→ THE TASK
Retype, exactly as they stand, the lines from the start of the data to the line that contains "generations = list(range(0, 601, 25))", both ends included. Leave the pictures out.

→ COLLECTED DATA
________

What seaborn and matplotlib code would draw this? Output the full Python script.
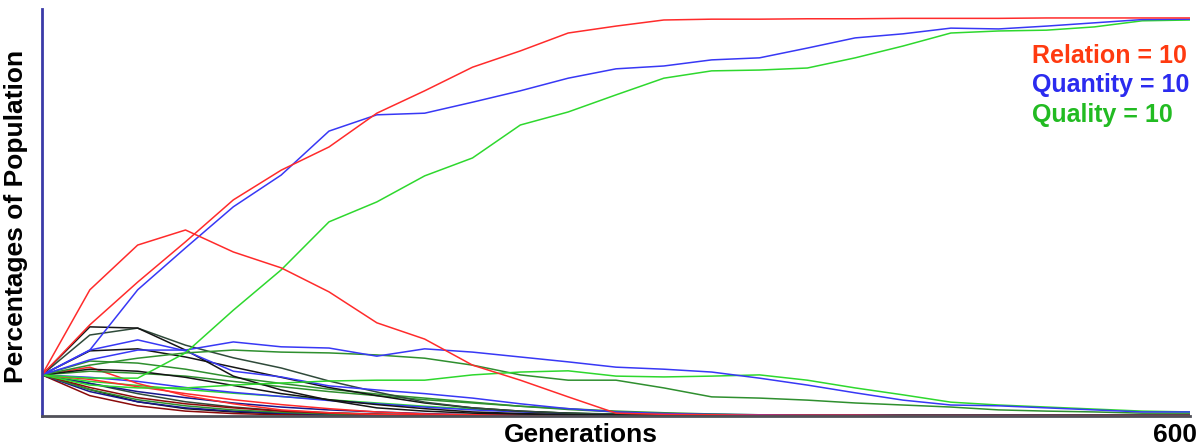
import matplotlib
matplotlib.use('Agg')
import matplotlib.pyplot as plt
import matplotlib.transforms as mtransforms
import seaborn as sns
import pandas as pd

# generations sampled every 25 steps
generations = list(range(0, 601, 25))

# share of population (%) per strategy
relation_win = [10.1, 22.4, 32.9, 42.8, 53.1, 60.4, 66.1, 74.4, 79.9, 85.7,
                89.7, 94.1, 95.8, 97.3, 97.5, 97.5, 97.6, 97.6, 97.7, 97.7,
                97.7, 97.8, 97.8, 97.8, 97.8]
relation_hump = [10.1, 31.0, 42.0, 45.7, 40.3, 36.4, 30.5, 22.9, 18.9, 12.5,
                 8.8, 4.7, 0.7, 0.4, 0.3, 0.2, 0.2, 0.2, 0.1, 0.1,
                 0.1, 0.1, 0.1, 0.1, 0.1]
relation_low1 = [10.1, 9.0, 7.2, 5.5, 4.0, 2.8, 1.8, 1.0, 0.5, 0.3,
                 0.2, 0.2, 0.1, 0.1, 0.1, 0.1, 0.1, 0.1, 0.1, 0.1,
                 0.1, 0.1, 0.1, 0.1, 0.1]
relation_low2 = [10.1, 5.0, 2.5, 1.2, 0.6, 0.3, 0.2, 0.1, 0.1, 0.1,
                 0.1, 0.1, 0.1, 0.1, 0.1, 0.1, 0.1, 0.1, 0.1, 0.1,
                 0.1, 0.1, 0.1, 0.1, 0.1]
relation_low3 = [10.1, 12.0, 8.0, 5.0, 3.0, 1.5, 0.8, 0.4, 0.2, 0.2,
                 0.1, 0.1, 0.1, 0.1, 0.1, 0.1, 0.1, 0.1, 0.1, 0.1,
                 0.1, 0.1, 0.1, 0.1, 0.1]
relation_low4 = [10.1, 7.0, 4.5, 3.0, 2.0, 1.2, 0.7, 0.4, 0.2, 0.2,
                 0.1, 0.1, 0.1, 0.1, 0.1, 0.1, 0.1, 0.1, 0.1, 0.1,
                 0.1, 0.1, 0.1, 0.1, 0.1]

quantity_win = [10.1, 16.2, 31.0, 41.3, 51.4, 59.2, 70.0, 74.0, 74.4, 77.1,
                79.9, 83.0, 85.3, 86.0, 87.5, 88.0, 90.4, 92.9, 93.9, 95.3,
                95.1, 95.8, 96.6, 97.4, 97.5]
quantity_mid = [10.1, 13.8, 16.2, 16.2, 18.2, 17.0, 16.7, 14.7, 16.5, 15.7,
                14.5, 13.3, 12.0, 11.5, 10.8, 9.3, 7.6, 5.7, 3.9, 2.7,
                2.5, 2.0, 1.5, 1.0, 1.0]
quantity_low1 = [10.1, 16.2, 18.7, 16.0, 11.0, 9.6, 7.4, 6.4, 5.5, 4.4,
                 3.0, 1.8, 1.0, 0.6, 0.4, 0.3, 0.2, 0.2, 0.1, 0.1,
                 0.1, 0.1, 0.1, 0.1, 0.1]
quantity_low2 = [10.1, 9.5, 8.5, 7.0, 5.8, 4.8, 3.8, 3.0, 2.2, 1.5,
                 1.0, 0.6, 0.4, 0.2, 0.2, 0.1, 0.1, 0.1, 0.1, 0.1,
                 0.1, 0.1, 0.1, 0.1, 0.1]
quantity_low3 = [10.1, 6.0, 3.5, 2.0, 1.2, 0.7, 0.4, 0.2, 0.1, 0.1,
                 0.1, 0.1, 0.1, 0.1, 0.1, 0.1, 0.1, 0.1, 0.1, 0.1,
                 0.1, 0.1, 0.1, 0.1, 0.1]
quantity_low4 = [10.1, 8.0, 6.0, 4.5, 3.2, 2.2, 1.5, 1.0, 0.6, 0.3,
                 0.2, 0.2, 0.1, 0.1, 0.1, 0.1, 0.1, 0.1, 0.1, 0.1,
                 0.1, 0.1, 0.1, 0.1, 0.1]

quality_win = [10.1, 9.3, 9.3, 15.5, 26.0, 35.9, 47.7, 52.6, 59.0, 63.4,
               71.5, 74.7, 78.9, 83.0, 84.8, 85.0, 85.5, 88.0, 90.9, 94.1,
               94.6, 94.8, 95.6, 97.1, 97.3]
quality_mid1 = [10.1, 7.6, 6.9, 6.9, 7.6, 8.1, 8.6, 8.8, 8.8, 10.1,
                10.8, 11.1, 9.8, 9.6, 9.8, 10.1, 8.8, 6.9, 5.2, 3.4,
                2.7, 2.2, 1.7, 1.2, 1.0]
quality_mid2 = [10.1, 12.5, 14.2, 15.5, 16.2, 15.7, 15.5, 15.0, 14.2, 12.5,
                10.1, 8.8, 8.8, 6.9, 4.7, 4.4, 3.9, 3.2, 2.7, 2.2,
                1.5, 1.2, 1.0, 0.7, 0.7]
quality_low1 = [10.1, 13.5, 13.0, 11.5, 9.5, 8.0, 6.6, 5.4, 4.4, 3.4,
                2.4, 1.6, 1.0, 0.6, 0.4, 0.2, 0.2, 0.1, 0.1, 0.1,
                0.1, 0.1, 0.1, 0.1, 0.1]
quality_low2 = [10.1, 8.5, 7.5, 6.5, 5.6, 4.8, 4.0, 3.2, 2.4, 1.7,
                1.1, 0.7, 0.4, 0.2, 0.2, 0.1, 0.1, 0.1, 0.1, 0.1,
                0.1, 0.1, 0.1, 0.1, 0.1]
quality_low3 = [10.1, 6.5, 4.0, 2.5, 1.5, 0.9, 0.5, 0.3, 0.2, 0.1,
                0.1, 0.1, 0.1, 0.1, 0.1, 0.1, 0.1, 0.1, 0.1, 0.1,
                0.1, 0.1, 0.1, 0.1, 0.1]
quality_low4 = [10.1, 11.0, 10.5, 9.8, 8.5, 7.2, 6.0, 5.0, 4.0, 3.2,
                2.4, 1.8, 1.2, 0.8, 0.5, 0.3, 0.2, 0.2, 0.1, 0.1,
                0.1, 0.1, 0.1, 0.1, 0.1]

other_1 = [10.1, 21.9, 21.6, 16.2, 9.8, 6.4, 3.9, 2.0, 1.2, 0.7,
           0.5, 0.3, 0.2, 0.2, 0.1, 0.1, 0.1, 0.1, 0.1, 0.1,
           0.1, 0.1, 0.1, 0.1, 0.1]
other_2 = [10.1, 19.9, 21.6, 17.4, 14.3, 11.8, 8.6, 5.9, 3.4, 2.0,
           1.2, 0.7, 0.5, 0.3, 0.2, 0.2, 0.1, 0.1, 0.1, 0.1,
           0.1, 0.1, 0.1, 0.1, 0.1]
other_3 = [10.1, 16.0, 16.5, 14.5, 12.0, 9.5, 7.0, 5.0, 3.2, 2.0,
           1.2, 0.7, 0.4, 0.2, 0.2, 0.1, 0.1, 0.1, 0.1, 0.1,
           0.1, 0.1, 0.1, 0.1, 0.1]
other_4 = [10.1, 8.0, 5.5, 3.5, 2.2, 1.3, 0.8, 0.5, 0.3, 0.2,
           0.1, 0.1, 0.1, 0.1, 0.1, 0.1, 0.1, 0.1, 0.1, 0.1,
           0.1, 0.1, 0.1, 0.1, 0.1]
other_5 = [10.1, 6.5, 3.5, 1.8, 1.0, 0.5, 0.3, 0.2, 0.1, 0.1,
           0.1, 0.1, 0.1, 0.1, 0.1, 0.1, 0.1, 0.1, 0.1, 0.1,
           0.1, 0.1, 0.1, 0.1, 0.1]
other_6 = [10.1, 11.5, 11.0, 9.5, 7.5, 5.5, 4.0, 2.8, 1.8, 1.0,
           0.6, 0.3, 0.2, 0.1, 0.1, 0.1, 0.1, 0.1, 0.1, 0.1,
           0.1, 0.1, 0.1, 0.1, 0.1]

RED, DRED = '#ff2b2b', '#8b0a0a'
BLUE, NAVY = '#3838f5', '#16168c'
LGREEN, DGREEN = '#2ed82e', '#2f8f2f'
BLACK, SLATE = '#151515', '#2f4a3a'

series = {
    'other_5': (other_5, BLACK), 'other_4': (other_4, SLATE),
    'relation_low2': (relation_low2, DRED), 'quantity_low3': (quantity_low3, NAVY),
    'quality_low3': (quality_low3, DGREEN), 'relation_low4': (relation_low4, DRED),
    'quantity_low4': (quantity_low4, NAVY), 'quality_low2': (quality_low2, LGREEN),
    'relation_low1': (relation_low1, RED), 'quantity_low2': (quantity_low2, BLUE),
    'relation_low3': (relation_low3, RED), 'quality_low4': (quality_low4, DGREEN),
    'other_6': (other_6, BLACK), 'quality_low1': (quality_low1, DGREEN),
    'other_3': (other_3, BLACK), 'other_2': (other_2, SLATE),
    'other_1': (other_1, BLACK), 'quantity_low1': (quantity_low1, BLUE),
    'quality_mid2': (quality_mid2, DGREEN), 'quality_mid1': (quality_mid1, LGREEN),
    'quantity_mid': (quantity_mid, BLUE), 'quality_win': (quality_win, LGREEN),
    'quantity_win': (quantity_win, BLUE), 'relation_hump': (relation_hump, RED),
    'relation_win': (relation_win, RED),
}

df = pd.concat(
    [pd.DataFrame({'generation': generations, 'share': vals, 'strategy': name})
     for name, (vals, _) in series.items()],
    ignore_index=True,
)
palette = {name: col for name, (_, col) in series.items()}

sns.set_style('white')
plt.rcParams['font.family'] = ['Liberation Sans', 'DejaVu Sans']

fig = plt.figure(figsize=(12.02, 4.48), dpi=100)
ax = fig.add_axes([42 / 1202, 32 / 448, 1148 / 1202, 407 / 448])

sns.lineplot(
    data=df,
    x='generation',
    y='share',
    hue='strategy',
    hue_order=list(series.keys()),
    palette=palette,
    estimator=None,
    sort=False,
    lw=1.1,
    legend=False,
    ax=ax,
)

ax.set_xlim(0, 600)
ax.set_ylim(0, 100)
ax.set_yticks([])
ax.set_xticks([600], ['600'])
ax.tick_params(axis='x', length=0, pad=5, labelsize=19, labelcolor='black')
for lab in ax.get_xticklabels():
    lab.set_fontweight('bold')
    lab.set_horizontalalignment('right')
    lab.set_transform(lab.get_transform() +
                      mtransforms.ScaledTranslation(7 / 100, 0, fig.dpi_scale_trans))

for side in ['top', 'right']:
    ax.spines[side].set_visible(False)
ax.spines['left'].set_color('#3a3aa8')
ax.spines['left'].set_linewidth(2)
ax.spines['bottom'].set_color('#505058')
ax.spines['bottom'].set_linewidth(2)

ax.set_xlabel('Generations', fontsize=19, fontweight='bold', color='black')
ax.xaxis.set_label_coords(0.469, -0.017)
ax.set_ylabel('Percentages of Population', fontsize=19, fontweight='bold', color='black')
ax.yaxis.set_label_coords(-0.012, 0.49)

for label, col, ypos in [('Relation = 10', '#ff3a10', 0.867),
                         ('Quantity = 10', '#2b2bef', 0.796),
                         ('Quality = 10', '#22bb22', 0.722)]:
    ax.text(0.862, ypos, label, transform=ax.transAxes, color=col,
            fontsize=18, fontweight='bold', va='baseline', ha='left')

fig.savefig('out.png', dpi=100)
plt.close(fig)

________

→ RESPONSE TO THE EXERCISE
What seaborn and matplotlib code would draw this? Output the full Python script.
import matplotlib
matplotlib.use('Agg')
import matplotlib.pyplot as plt
import matplotlib.transforms as mtransforms
import seaborn as sns
import pandas as pd

# generations sampled every 25 steps
generations = list(range(0, 601, 25))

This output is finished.